*Plotting code records*.
++++++++++++++++++++
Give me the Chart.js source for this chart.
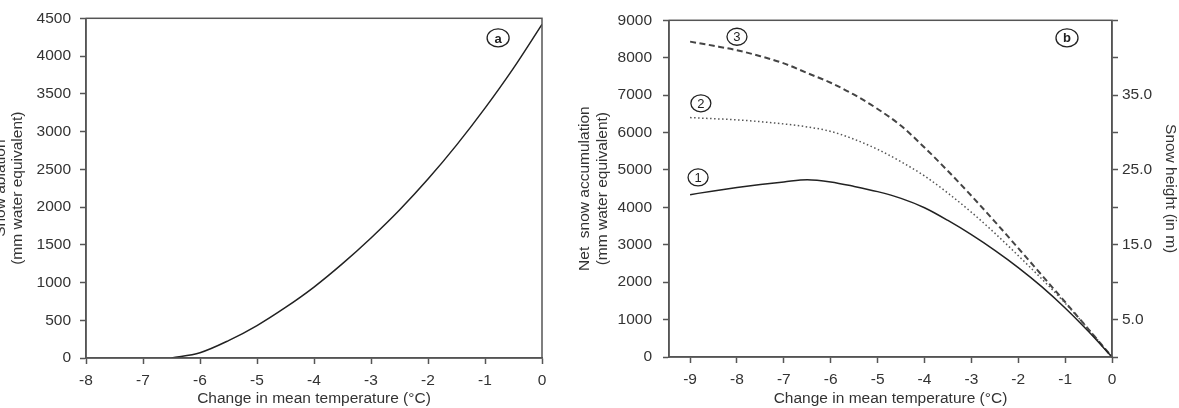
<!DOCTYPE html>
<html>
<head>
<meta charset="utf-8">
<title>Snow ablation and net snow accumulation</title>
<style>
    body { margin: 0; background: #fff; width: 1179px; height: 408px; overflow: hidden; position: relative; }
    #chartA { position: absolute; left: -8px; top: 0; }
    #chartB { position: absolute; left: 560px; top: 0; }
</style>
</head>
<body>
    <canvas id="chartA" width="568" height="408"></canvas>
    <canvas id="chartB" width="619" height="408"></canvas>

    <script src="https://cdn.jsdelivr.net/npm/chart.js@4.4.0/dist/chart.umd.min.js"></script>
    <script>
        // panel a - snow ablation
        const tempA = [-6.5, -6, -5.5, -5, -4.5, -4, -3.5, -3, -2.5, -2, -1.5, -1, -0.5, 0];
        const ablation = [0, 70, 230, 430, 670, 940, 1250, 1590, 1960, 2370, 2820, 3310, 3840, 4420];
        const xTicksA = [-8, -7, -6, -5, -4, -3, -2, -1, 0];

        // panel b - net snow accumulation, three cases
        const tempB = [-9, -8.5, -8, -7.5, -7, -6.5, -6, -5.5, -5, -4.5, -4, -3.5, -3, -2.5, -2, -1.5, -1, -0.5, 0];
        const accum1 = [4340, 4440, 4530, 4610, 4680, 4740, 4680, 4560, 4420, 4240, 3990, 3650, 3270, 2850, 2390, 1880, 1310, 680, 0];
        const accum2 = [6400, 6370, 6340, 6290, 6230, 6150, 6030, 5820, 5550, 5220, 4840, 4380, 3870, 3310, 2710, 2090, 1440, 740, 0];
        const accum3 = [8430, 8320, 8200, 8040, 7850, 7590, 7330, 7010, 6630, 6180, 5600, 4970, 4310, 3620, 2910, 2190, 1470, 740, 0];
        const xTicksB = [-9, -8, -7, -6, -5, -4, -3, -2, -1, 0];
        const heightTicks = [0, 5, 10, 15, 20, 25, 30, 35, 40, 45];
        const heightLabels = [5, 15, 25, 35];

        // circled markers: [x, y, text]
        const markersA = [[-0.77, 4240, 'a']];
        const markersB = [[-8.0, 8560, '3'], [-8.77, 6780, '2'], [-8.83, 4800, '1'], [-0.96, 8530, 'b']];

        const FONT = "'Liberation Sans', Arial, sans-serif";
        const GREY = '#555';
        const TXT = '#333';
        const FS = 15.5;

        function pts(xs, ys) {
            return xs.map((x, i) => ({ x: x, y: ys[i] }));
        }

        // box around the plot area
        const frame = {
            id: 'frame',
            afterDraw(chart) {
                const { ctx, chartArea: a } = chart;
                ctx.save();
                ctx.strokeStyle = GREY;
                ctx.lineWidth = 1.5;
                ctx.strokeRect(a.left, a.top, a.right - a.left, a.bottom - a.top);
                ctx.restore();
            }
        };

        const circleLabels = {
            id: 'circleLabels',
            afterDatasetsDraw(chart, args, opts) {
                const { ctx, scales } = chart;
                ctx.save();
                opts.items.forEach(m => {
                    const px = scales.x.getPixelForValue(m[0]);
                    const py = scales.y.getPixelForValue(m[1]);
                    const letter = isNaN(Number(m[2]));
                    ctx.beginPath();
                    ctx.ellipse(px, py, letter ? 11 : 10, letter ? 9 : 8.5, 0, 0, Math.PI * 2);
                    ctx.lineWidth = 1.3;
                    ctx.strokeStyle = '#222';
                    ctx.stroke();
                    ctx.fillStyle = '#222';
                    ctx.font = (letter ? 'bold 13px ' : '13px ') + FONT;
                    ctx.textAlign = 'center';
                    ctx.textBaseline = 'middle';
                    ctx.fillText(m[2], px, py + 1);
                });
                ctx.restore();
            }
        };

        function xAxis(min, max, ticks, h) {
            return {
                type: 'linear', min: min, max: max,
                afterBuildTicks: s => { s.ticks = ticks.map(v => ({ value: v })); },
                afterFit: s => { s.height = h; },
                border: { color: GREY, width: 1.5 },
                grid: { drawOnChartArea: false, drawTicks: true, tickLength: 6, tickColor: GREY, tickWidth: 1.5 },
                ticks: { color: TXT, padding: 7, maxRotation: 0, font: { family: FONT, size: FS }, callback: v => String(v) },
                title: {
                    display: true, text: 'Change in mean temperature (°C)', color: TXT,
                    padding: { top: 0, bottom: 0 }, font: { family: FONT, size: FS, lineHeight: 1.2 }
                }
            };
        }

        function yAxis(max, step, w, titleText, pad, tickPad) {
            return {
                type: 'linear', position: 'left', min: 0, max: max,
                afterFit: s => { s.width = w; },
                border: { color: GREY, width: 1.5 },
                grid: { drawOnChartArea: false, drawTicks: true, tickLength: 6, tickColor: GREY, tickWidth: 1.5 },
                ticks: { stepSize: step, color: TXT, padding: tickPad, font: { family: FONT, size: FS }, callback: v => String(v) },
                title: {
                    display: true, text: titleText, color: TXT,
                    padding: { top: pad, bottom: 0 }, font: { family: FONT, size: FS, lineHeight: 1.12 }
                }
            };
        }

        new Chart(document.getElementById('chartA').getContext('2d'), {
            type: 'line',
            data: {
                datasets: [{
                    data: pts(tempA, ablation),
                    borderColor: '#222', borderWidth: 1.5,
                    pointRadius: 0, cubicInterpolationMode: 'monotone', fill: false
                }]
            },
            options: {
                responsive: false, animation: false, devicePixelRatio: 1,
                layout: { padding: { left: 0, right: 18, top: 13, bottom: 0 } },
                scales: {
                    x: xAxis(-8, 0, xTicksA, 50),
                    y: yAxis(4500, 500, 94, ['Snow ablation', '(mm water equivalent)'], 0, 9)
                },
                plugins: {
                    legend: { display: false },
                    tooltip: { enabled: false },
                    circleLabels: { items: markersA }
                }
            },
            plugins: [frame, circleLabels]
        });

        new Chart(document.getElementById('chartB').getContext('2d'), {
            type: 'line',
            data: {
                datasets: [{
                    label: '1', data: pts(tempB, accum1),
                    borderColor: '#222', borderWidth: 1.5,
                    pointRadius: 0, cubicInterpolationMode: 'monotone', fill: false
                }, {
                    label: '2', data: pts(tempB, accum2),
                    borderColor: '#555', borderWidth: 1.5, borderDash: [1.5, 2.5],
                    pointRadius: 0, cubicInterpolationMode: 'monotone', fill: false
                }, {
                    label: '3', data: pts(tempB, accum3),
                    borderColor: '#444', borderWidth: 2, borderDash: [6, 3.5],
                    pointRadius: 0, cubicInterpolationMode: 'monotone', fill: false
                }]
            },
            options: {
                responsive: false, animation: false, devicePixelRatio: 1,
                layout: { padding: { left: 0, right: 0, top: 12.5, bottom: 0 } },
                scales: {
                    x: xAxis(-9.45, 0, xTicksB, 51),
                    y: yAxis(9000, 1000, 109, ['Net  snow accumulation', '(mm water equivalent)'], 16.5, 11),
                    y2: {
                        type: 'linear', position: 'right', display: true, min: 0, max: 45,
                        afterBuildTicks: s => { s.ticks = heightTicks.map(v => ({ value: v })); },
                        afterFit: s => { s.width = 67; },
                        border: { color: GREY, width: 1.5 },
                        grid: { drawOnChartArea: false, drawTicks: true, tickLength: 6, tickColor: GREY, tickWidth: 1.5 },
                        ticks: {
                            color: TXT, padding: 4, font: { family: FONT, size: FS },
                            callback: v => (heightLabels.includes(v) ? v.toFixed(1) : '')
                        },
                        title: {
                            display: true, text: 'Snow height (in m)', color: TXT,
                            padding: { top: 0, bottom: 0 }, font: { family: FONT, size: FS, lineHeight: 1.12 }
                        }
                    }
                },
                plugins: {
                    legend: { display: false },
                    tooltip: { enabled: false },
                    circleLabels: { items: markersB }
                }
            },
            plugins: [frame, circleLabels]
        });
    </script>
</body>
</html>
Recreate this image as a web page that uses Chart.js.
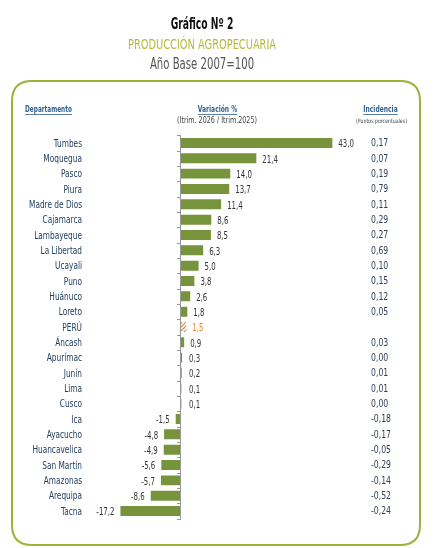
++++++++++++++++++++
*INSTRUCTIONS FOR THE TASK*. Identify the lines above with the word "this". Copy them.

*WRITTEN ANSWER*.
Give me the Chart.js source for this chart.
Recreate this image as a web page that uses Chart.js.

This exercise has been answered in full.